/---

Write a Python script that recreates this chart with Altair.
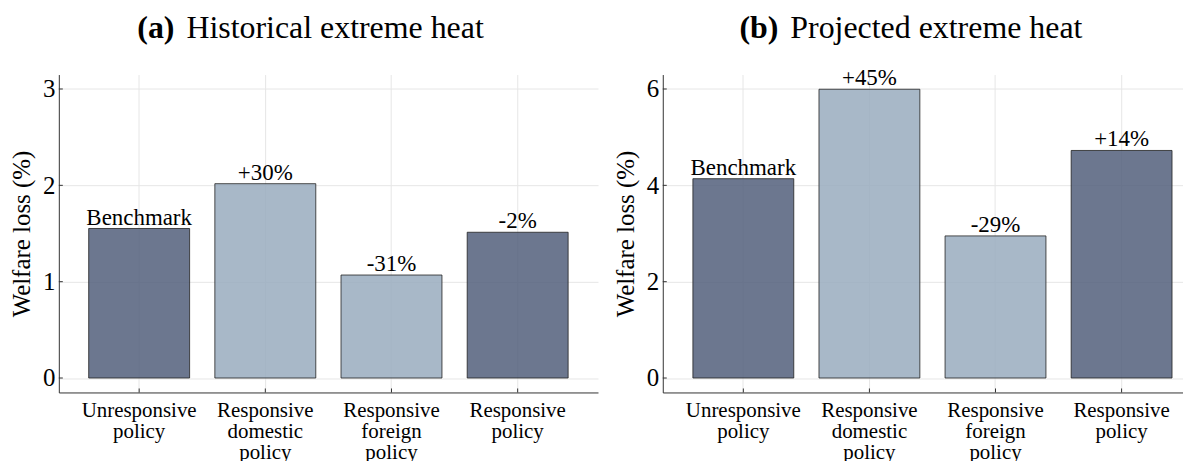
import altair as alt
import pandas as pd

# ---- data ----
category_lines = [
    ["Unresponsive", "policy"],
    ["Responsive", "domestic", "policy"],
    ["Responsive", "foreign", "policy"],
    ["Responsive", "policy"],
]
categories = ["\n".join(c) for c in category_lines]
shades = ["dark", "light", "light", "dark"]

hist_values = [1.552, 2.017, 1.069, 1.513]
hist_labels = ["Benchmark", "+30%", "-31%", "-2%"]
hist_ticks = [0, 1, 2, 3]

proj_values = [4.138, 5.995, 2.950, 4.724]
proj_labels = ["Benchmark", "+45%", "-29%", "+14%"]
proj_ticks = [0, 2, 4, 6]

FONT = "Liberation Serif"
DARK = "#525f7b"
LIGHT = "#99acbe"
GRID = "#e6e6e6"
AXIS = "#333333"
H = 319


def panel(values, labels, ticks, domain, tag, title, width, pad_outer, align):
    df = pd.DataFrame({"cat": categories, "value": values, "label": labels, "shade": shades})
    tick_df = pd.DataFrame({"value": ticks})
    xscale = alt.Scale(domain=categories, paddingInner=0.2, paddingOuter=pad_outer, align=align)
    yscale = alt.Scale(domain=domain, nice=False, zero=False)
    xaxis = alt.Axis(
        title=None, labelExpr="split(datum.label, '\\n')", labelAngle=0,
        labelFont=FONT, labelFontSize=21, labelLineHeight=21, labelPadding=7,
        labelColor="black", tickSize=0, domainColor=AXIS, domainWidth=1,
        grid=True, gridColor=GRID, gridWidth=1, bandPosition=0.5,
    )
    yaxis = alt.Axis(
        values=ticks, format="d", title="Welfare loss (%)", titleFont=FONT, titleFontSize=25,
        titleFontWeight="normal", titleColor="black", titlePadding=8,
        labelFont=FONT, labelFontSize=25, labelPadding=4, labelColor="black",
        tickSize=0, domainColor=AXIS, domainWidth=1,
        grid=True, gridColor=GRID, gridWidth=1,
    )
    X = alt.X("cat:N", scale=xscale, sort=None, axis=xaxis)
    Y = alt.Y("value:Q", scale=yscale, axis=yaxis)
    base = alt.Chart(df)
    bars = base.mark_bar(stroke="#222222", strokeWidth=1, strokeOpacity=0.8, fillOpacity=0.85).encode(
        x=X,
        y=Y,
        y2=alt.datum(0),
        color=alt.Color("shade:N", scale=alt.Scale(domain=["dark", "light"], range=[DARK, LIGHT]), legend=None),
    )
    text = base.mark_text(baseline="alphabetic", dy=-4, font=FONT, fontSize=23, color="black").encode(
        x=X, y=Y, text="label:N"
    )
    yticks = alt.Chart(tick_df).mark_rule(color=AXIS, strokeWidth=1).encode(
        y=Y, x=alt.value(0), x2=alt.value(4)
    )
    xticks = base.mark_rule(color=AXIS, strokeWidth=1).encode(
        x=X, y=alt.value(H - 4), y2=alt.value(H)
    )
    tag_t = alt.Chart(pd.DataFrame({"t": [tag]})).mark_text(
        align="right", baseline="alphabetic", font=FONT, fontSize=32, fontWeight="bold", color="black"
    ).encode(x=alt.value(116), y=alt.value(-37), text="t:N")
    title_t = alt.Chart(pd.DataFrame({"t": [title]})).mark_text(
        align="left", baseline="alphabetic", font=FONT, fontSize=32, color="black"
    ).encode(x=alt.value(128), y=alt.value(-37), text="t:N")
    return alt.layer(bars, text, yticks, xticks, tag_t, title_t).properties(width=width, height=H)


left = panel(hist_values, hist_labels, hist_ticks, [-0.15, 3.15], "(a)", "Historical extreme heat", 541, 0.2367, 0.5)
right = panel(proj_values, proj_labels, proj_ticks, [-0.3, 6.3], "(b)", "Projected extreme heat", 522, 0.163, 0.733)

chart = alt.hconcat(left, right, spacing=65, bounds="flush").properties(
    padding={"left": 1, "top": 3, "right": 0, "bottom": 0}
).configure_view(stroke=None).configure_axis(
    labelFont=FONT, titleFont=FONT
).configure_text(font=FONT)

chart.save("out.html", embed_options={"renderer": "svg", "actions": False})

\---

What to work on ▸ Your task is an exact transcription of all the data, minus the pictures.

Answer to the problem ▸
Write a Python script that recreates this chart with Altair.
import altair as alt
import pandas as pd

# ---- data ----
category_lines = [
    ["Unresponsive", "policy"],
    ["Responsive", "domestic", "policy"],
    ["Responsive", "foreign", "policy"],
    ["Responsive", "policy"],
]
categories = ["\n".join(c) for c in category_lines]
shades = ["dark", "light", "light", "dark"]

hist_values = [1.552, 2.017, 1.069, 1.513]
hist_labels = ["Benchmark", "+30%", "-31%", "-2%"]
hist_ticks = [0, 1, 2, 3]

proj_values = [4.138, 5.995, 2.950, 4.724]
proj_labels = ["Benchmark", "+45%", "-29%", "+14%"]
proj_ticks = [0, 2, 4, 6]

FONT = "Liberation Serif"
DARK = "#525f7b"
LIGHT = "#99acbe"
GRID = "#e6e6e6"
AXIS = "#333333"
H = 319


def panel(values, labels, ticks, domain, tag, title, width, pad_outer, align):
    df = pd.DataFrame({"cat": categories, "value": values, "label": labels, "shade": shades})
    tick_df = pd.DataFrame({"value": ticks})
    xscale = alt.Scale(domain=categories, paddingInner=0.2, paddingOuter=pad_outer, align=align)
    yscale = alt.Scale(domain=domain, nice=False, zero=False)
    xaxis = alt.Axis(
        title=None, labelExpr="split(datum.label, '\\n')", labelAngle=0,
        labelFont=FONT, labelFontSize=21, labelLineHeight=21, labelPadding=7,
        labelColor="black", tickSize=0, domainColor=AXIS, domainWidth=1,
        grid=True, gridColor=GRID, gridWidth=1, bandPosition=0.5,
    )
    yaxis = alt.Axis(
        values=ticks, format="d", title="Welfare loss (%)", titleFont=FONT, titleFontSize=25,
        titleFontWeight="normal", titleColor="black", titlePadding=8,
        labelFont=FONT, labelFontSize=25, labelPadding=4, labelColor="black",
        tickSize=0, domainColor=AXIS, domainWidth=1,
        grid=True, gridColor=GRID, gridWidth=1,
    )
    X = alt.X("cat:N", scale=xscale, sort=None, axis=xaxis)
    Y = alt.Y("value:Q", scale=yscale, axis=yaxis)
    base = alt.Chart(df)
    bars = base.mark_bar(stroke="#222222", strokeWidth=1, strokeOpacity=0.8, fillOpacity=0.85).encode(
        x=X,
        y=Y,
        y2=alt.datum(0),
        color=alt.Color("shade:N", scale=alt.Scale(domain=["dark", "light"], range=[DARK, LIGHT]), legend=None),
    )
    text = base.mark_text(baseline="alphabetic", dy=-4, font=FONT, fontSize=23, color="black").encode(
        x=X, y=Y, text="label:N"
    )
    yticks = alt.Chart(tick_df).mark_rule(color=AXIS, strokeWidth=1).encode(
        y=Y, x=alt.value(0), x2=alt.value(4)
    )
    xticks = base.mark_rule(color=AXIS, strokeWidth=1).encode(
        x=X, y=alt.value(H - 4), y2=alt.value(H)
    )
    tag_t = alt.Chart(pd.DataFrame({"t": [tag]})).mark_text(
        align="right", baseline="alphabetic", font=FONT, fontSize=32, fontWeight="bold", color="black"
    ).encode(x=alt.value(116), y=alt.value(-37), text="t:N")
    title_t = alt.Chart(pd.DataFrame({"t": [title]})).mark_text(
        align="left", baseline="alphabetic", font=FONT, fontSize=32, color="black"
    ).encode(x=alt.value(128), y=alt.value(-37), text="t:N")
    return alt.layer(bars, text, yticks, xticks, tag_t, title_t).properties(width=width, height=H)


left = panel(hist_values, hist_labels, hist_ticks, [-0.15, 3.15], "(a)", "Historical extreme heat", 541, 0.2367, 0.5)
right = panel(proj_values, proj_labels, proj_ticks, [-0.3, 6.3], "(b)", "Projected extreme heat", 522, 0.163, 0.733)

chart = alt.hconcat(left, right, spacing=65, bounds="flush").properties(
    padding={"left": 1, "top": 3, "right": 0, "bottom": 0}
).configure_view(stroke=None).configure_axis(
    labelFont=FONT, titleFont=FONT
).configure_text(font=FONT)

chart.save("out.html", embed_options={"renderer": "svg", "actions": False})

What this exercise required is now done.